### Exercise
Your task is to copy the listing exactly. Drop any pictures from the copy.

☆ ☆ ☆ ☆ ☆

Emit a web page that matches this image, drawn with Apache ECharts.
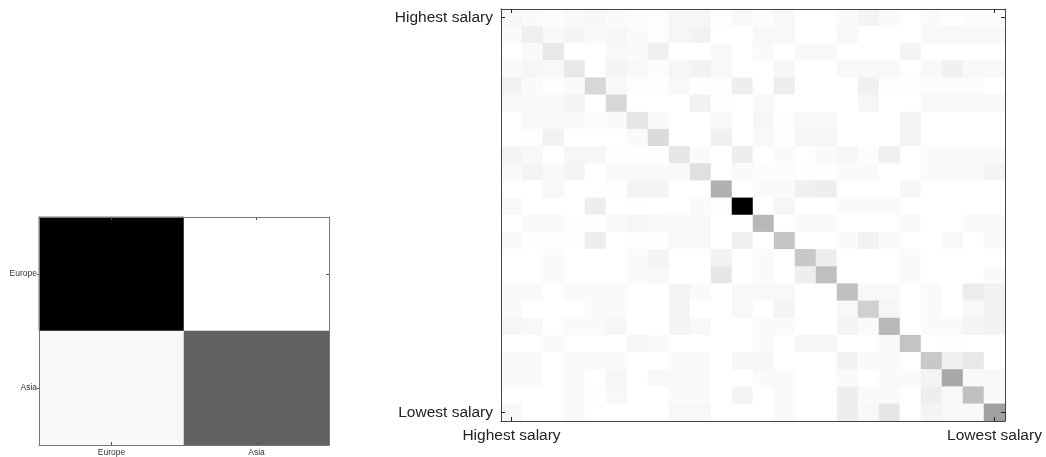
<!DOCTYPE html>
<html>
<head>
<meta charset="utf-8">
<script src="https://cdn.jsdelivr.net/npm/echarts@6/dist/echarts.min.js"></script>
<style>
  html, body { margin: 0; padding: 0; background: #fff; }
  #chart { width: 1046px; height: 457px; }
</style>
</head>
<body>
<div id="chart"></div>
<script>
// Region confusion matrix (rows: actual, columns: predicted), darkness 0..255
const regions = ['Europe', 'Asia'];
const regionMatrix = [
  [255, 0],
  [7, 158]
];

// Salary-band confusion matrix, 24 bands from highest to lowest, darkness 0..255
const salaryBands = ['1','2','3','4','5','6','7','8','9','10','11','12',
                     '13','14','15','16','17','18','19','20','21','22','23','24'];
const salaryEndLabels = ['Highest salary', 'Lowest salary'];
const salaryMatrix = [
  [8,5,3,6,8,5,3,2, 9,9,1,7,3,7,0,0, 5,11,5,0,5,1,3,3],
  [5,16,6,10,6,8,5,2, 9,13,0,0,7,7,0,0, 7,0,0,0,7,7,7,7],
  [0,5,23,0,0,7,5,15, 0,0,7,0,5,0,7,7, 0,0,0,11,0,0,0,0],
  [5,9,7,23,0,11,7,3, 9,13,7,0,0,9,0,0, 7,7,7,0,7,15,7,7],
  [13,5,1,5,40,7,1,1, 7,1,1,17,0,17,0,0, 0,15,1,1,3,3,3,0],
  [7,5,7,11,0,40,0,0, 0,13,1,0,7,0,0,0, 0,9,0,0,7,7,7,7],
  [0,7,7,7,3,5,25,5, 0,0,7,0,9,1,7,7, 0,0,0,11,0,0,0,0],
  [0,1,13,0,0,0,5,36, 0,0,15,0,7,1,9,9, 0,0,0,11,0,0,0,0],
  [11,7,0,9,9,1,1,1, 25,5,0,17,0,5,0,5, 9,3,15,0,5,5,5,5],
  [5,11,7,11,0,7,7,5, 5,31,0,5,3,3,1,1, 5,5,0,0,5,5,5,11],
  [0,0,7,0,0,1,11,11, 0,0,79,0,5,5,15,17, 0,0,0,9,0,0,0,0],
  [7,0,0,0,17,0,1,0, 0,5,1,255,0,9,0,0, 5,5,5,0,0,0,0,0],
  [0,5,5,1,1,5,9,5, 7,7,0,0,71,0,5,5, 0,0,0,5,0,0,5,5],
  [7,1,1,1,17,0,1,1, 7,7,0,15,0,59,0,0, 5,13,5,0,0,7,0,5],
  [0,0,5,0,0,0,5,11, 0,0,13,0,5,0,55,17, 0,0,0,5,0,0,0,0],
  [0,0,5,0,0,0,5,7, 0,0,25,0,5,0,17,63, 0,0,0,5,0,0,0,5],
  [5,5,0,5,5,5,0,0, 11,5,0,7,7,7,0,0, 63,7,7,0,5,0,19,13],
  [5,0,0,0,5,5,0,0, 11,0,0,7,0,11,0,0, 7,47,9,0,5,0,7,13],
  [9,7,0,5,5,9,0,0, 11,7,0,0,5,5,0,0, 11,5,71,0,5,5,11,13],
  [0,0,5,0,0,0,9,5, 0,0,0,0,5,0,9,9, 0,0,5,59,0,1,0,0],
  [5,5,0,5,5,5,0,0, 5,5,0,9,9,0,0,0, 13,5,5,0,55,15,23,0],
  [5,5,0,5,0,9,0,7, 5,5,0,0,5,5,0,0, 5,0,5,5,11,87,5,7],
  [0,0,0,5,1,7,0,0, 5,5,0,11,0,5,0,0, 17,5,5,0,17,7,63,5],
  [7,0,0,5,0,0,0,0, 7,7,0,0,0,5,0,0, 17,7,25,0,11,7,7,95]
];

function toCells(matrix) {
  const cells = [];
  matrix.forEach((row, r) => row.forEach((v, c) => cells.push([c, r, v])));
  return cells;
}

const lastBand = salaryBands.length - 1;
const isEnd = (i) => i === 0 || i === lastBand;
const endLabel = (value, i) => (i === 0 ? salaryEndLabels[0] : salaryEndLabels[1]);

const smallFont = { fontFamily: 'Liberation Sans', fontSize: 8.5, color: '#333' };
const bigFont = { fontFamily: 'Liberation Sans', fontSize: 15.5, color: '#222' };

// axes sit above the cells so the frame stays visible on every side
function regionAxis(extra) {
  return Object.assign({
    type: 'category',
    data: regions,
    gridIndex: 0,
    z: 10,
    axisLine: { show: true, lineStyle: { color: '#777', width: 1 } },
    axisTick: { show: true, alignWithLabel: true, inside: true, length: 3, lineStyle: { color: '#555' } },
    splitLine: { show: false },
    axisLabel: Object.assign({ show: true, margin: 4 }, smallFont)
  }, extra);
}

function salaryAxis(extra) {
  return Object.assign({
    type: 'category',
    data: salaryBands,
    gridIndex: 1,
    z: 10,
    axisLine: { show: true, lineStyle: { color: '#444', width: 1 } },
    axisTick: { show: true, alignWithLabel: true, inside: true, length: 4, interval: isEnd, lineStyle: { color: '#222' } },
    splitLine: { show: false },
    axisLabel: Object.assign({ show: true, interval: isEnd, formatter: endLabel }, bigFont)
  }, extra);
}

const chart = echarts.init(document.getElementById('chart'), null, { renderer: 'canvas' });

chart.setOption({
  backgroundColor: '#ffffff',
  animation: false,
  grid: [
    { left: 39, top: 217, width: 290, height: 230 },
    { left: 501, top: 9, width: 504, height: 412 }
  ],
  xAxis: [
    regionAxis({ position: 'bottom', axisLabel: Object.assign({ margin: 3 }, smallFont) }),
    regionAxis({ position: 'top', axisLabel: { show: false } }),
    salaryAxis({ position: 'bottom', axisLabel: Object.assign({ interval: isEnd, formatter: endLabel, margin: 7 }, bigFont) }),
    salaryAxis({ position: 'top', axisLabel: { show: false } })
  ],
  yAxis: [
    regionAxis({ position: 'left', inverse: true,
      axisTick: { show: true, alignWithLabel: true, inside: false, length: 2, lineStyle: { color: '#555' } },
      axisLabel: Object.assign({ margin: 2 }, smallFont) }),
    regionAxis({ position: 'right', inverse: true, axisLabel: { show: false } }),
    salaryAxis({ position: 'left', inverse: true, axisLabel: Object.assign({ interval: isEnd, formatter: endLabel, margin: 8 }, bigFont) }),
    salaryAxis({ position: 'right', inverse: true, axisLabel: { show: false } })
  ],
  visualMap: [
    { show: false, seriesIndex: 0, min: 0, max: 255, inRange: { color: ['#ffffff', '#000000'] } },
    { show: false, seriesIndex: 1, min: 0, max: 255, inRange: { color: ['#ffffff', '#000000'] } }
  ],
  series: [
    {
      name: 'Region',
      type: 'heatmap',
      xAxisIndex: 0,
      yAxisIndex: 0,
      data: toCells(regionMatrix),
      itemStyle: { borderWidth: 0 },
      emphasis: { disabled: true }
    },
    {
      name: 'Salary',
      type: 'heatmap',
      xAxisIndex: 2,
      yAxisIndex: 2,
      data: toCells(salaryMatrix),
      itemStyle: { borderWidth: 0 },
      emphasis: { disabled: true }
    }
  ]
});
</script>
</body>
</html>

☆ ☆ ☆ ☆ ☆

### The reply
Emit a web page that matches this image, drawn with Apache ECharts.
<!DOCTYPE html>
<html>
<head>
<meta charset="utf-8">
<script src="https://cdn.jsdelivr.net/npm/echarts@6/dist/echarts.min.js"></script>
<style>
  html, body { margin: 0; padding: 0; background: #fff; }
  #chart { width: 1046px; height: 457px; }
</style>
</head>
<body>
<div id="chart"></div>
<script>
// Region confusion matrix (rows: actual, columns: predicted), darkness 0..255
const regions = ['Europe', 'Asia'];
const regionMatrix = [
  [255, 0],
  [7, 158]
];

// Salary-band confusion matrix, 24 bands from highest to lowest, darkness 0..255
const salaryBands = ['1','2','3','4','5','6','7','8','9','10','11','12',
                     '13','14','15','16','17','18','19','20','21','22','23','24'];
const salaryEndLabels = ['Highest salary', 'Lowest salary'];
const salaryMatrix = [
  [8,5,3,6,8,5,3,2, 9,9,1,7,3,7,0,0, 5,11,5,0,5,1,3,3],
  [5,16,6,10,6,8,5,2, 9,13,0,0,7,7,0,0, 7,0,0,0,7,7,7,7],
  [0,5,23,0,0,7,5,15, 0,0,7,0,5,0,7,7, 0,0,0,11,0,0,0,0],
  [5,9,7,23,0,11,7,3, 9,13,7,0,0,9,0,0, 7,7,7,0,7,15,7,7],
  [13,5,1,5,40,7,1,1, 7,1,1,17,0,17,0,0, 0,15,1,1,3,3,3,0],
  [7,5,7,11,0,40,0,0, 0,13,1,0,7,0,0,0, 0,9,0,0,7,7,7,7],
  [0,7,7,7,3,5,25,5, 0,0,7,0,9,1,7,7, 0,0,0,11,0,0,0,0],
  [0,1,13,0,0,0,5,36, 0,0,15,0,7,1,9,9, 0,0,0,11,0,0,0,0],
  [11,7,0,9,9,1,1,1, 25,5,0,17,0,5,0,5, 9,3,15,0,5,5,5,5],
  [5,11,7,11,0,7,7,5, 5,31,0,5,3,3,1,1, 5,5,0,0,5,5,5,11],
  [0,0,7,0,0,1,11,11, 0,0,79,0,5,5,15,17, 0,0,0,9,0,0,0,0],
  [7,0,0,0,17,0,1,0, 0,5,1,255,0,9,0,0, 5,5,5,0,0,0,0,0],
  [0,5,5,1,1,5,9,5, 7,7,0,0,71,0,5,5, 0,0,0,5,0,0,5,5],
  [7,1,1,1,17,0,1,1, 7,7,0,15,0,59,0,0, 5,13,5,0,0,7,0,5],
  [0,0,5,0,0,0,5,11, 0,0,13,0,5,0,55,17, 0,0,0,5,0,0,0,0],
  [0,0,5,0,0,0,5,7, 0,0,25,0,5,0,17,63, 0,0,0,5,0,0,0,5],
  [5,5,0,5,5,5,0,0, 11,5,0,7,7,7,0,0, 63,7,7,0,5,0,19,13],
  [5,0,0,0,5,5,0,0, 11,0,0,7,0,11,0,0, 7,47,9,0,5,0,7,13],
  [9,7,0,5,5,9,0,0, 11,7,0,0,5,5,0,0, 11,5,71,0,5,5,11,13],
  [0,0,5,0,0,0,9,5, 0,0,0,0,5,0,9,9, 0,0,5,59,0,1,0,0],
  [5,5,0,5,5,5,0,0, 5,5,0,9,9,0,0,0, 13,5,5,0,55,15,23,0],
  [5,5,0,5,0,9,0,7, 5,5,0,0,5,5,0,0, 5,0,5,5,11,87,5,7],
  [0,0,0,5,1,7,0,0, 5,5,0,11,0,5,0,0, 17,5,5,0,17,7,63,5],
  [7,0,0,5,0,0,0,0, 7,7,0,0,0,5,0,0, 17,7,25,0,11,7,7,95]
];

function toCells(matrix) {
  const cells = [];
  matrix.forEach((row, r) => row.forEach((v, c) => cells.push([c, r, v])));
  return cells;
}

const lastBand = salaryBands.length - 1;
const isEnd = (i) => i === 0 || i === lastBand;
const endLabel = (value, i) => (i === 0 ? salaryEndLabels[0] : salaryEndLabels[1]);

const smallFont = { fontFamily: 'Liberation Sans', fontSize: 8.5, color: '#333' };
const bigFont = { fontFamily: 'Liberation Sans', fontSize: 15.5, color: '#222' };

// axes sit above the cells so the frame stays visible on every side
function regionAxis(extra) {
  return Object.assign({
    type: 'category',
    data: regions,
    gridIndex: 0,
    z: 10,
    axisLine: { show: true, lineStyle: { color: '#777', width: 1 } },
    axisTick: { show: true, alignWithLabel: true, inside: true, length: 3, lineStyle: { color: '#555' } },
    splitLine: { show: false },
    axisLabel: Object.assign({ show: true, margin: 4 }, smallFont)
  }, extra);
}

function salaryAxis(extra) {
  return Object.assign({
    type: 'category',
    data: salaryBands,
    gridIndex: 1,
    z: 10,
    axisLine: { show: true, lineStyle: { color: '#444', width: 1 } },
    axisTick: { show: true, alignWithLabel: true, inside: true, length: 4, interval: isEnd, lineStyle: { color: '#222' } },
    splitLine: { show: false },
    axisLabel: Object.assign({ show: true, interval: isEnd, formatter: endLabel }, bigFont)
  }, extra);
}

const chart = echarts.init(document.getElementById('chart'), null, { renderer: 'canvas' });

chart.setOption({
  backgroundColor: '#ffffff',
  animation: false,
  grid: [
    { left: 39, top: 217, width: 290, height: 230 },
    { left: 501, top: 9, width: 504, height: 412 }
  ],
  xAxis: [
    regionAxis({ position: 'bottom', axisLabel: Object.assign({ margin: 3 }, smallFont) }),
    regionAxis({ position: 'top', axisLabel: { show: false } }),
    salaryAxis({ position: 'bottom', axisLabel: Object.assign({ interval: isEnd, formatter: endLabel, margin: 7 }, bigFont) }),
    salaryAxis({ position: 'top', axisLabel: { show: false } })
  ],
  yAxis: [
    regionAxis({ position: 'left', inverse: true,
      axisTick: { show: true, alignWithLabel: true, inside: false, length: 2, lineStyle: { color: '#555' } },
      axisLabel: Object.assign({ margin: 2 }, smallFont) }),
    regionAxis({ position: 'right', inverse: true, axisLabel: { show: false } }),
    salaryAxis({ position: 'left', inverse: true, axisLabel: Object.assign({ interval: isEnd, formatter: endLabel, margin: 8 }, bigFont) }),
    salaryAxis({ position: 'right', inverse: true, axisLabel: { show: false } })
  ],
  visualMap: [
    { show: false, seriesIndex: 0, min: 0, max: 255, inRange: { color: ['#ffffff', '#000000'] } },
    { show: false, seriesIndex: 1, min: 0, max: 255, inRange: { color: ['#ffffff', '#000000'] } }
  ],
  series: [
    {
      name: 'Region',
      type: 'heatmap',
      xAxisIndex: 0,
      yAxisIndex: 0,
      data: toCells(regionMatrix),
      itemStyle: { borderWidth: 0 },
      emphasis: { disabled: true }
    },
    {
      name: 'Salary',
      type: 'heatmap',
      xAxisIndex: 2,
      yAxisIndex: 2,
      data: toCells(salaryMatrix),
      itemStyle: { borderWidth: 0 },
      emphasis: { disabled: true }
    }
  ]
});
</script>
</body>
</html>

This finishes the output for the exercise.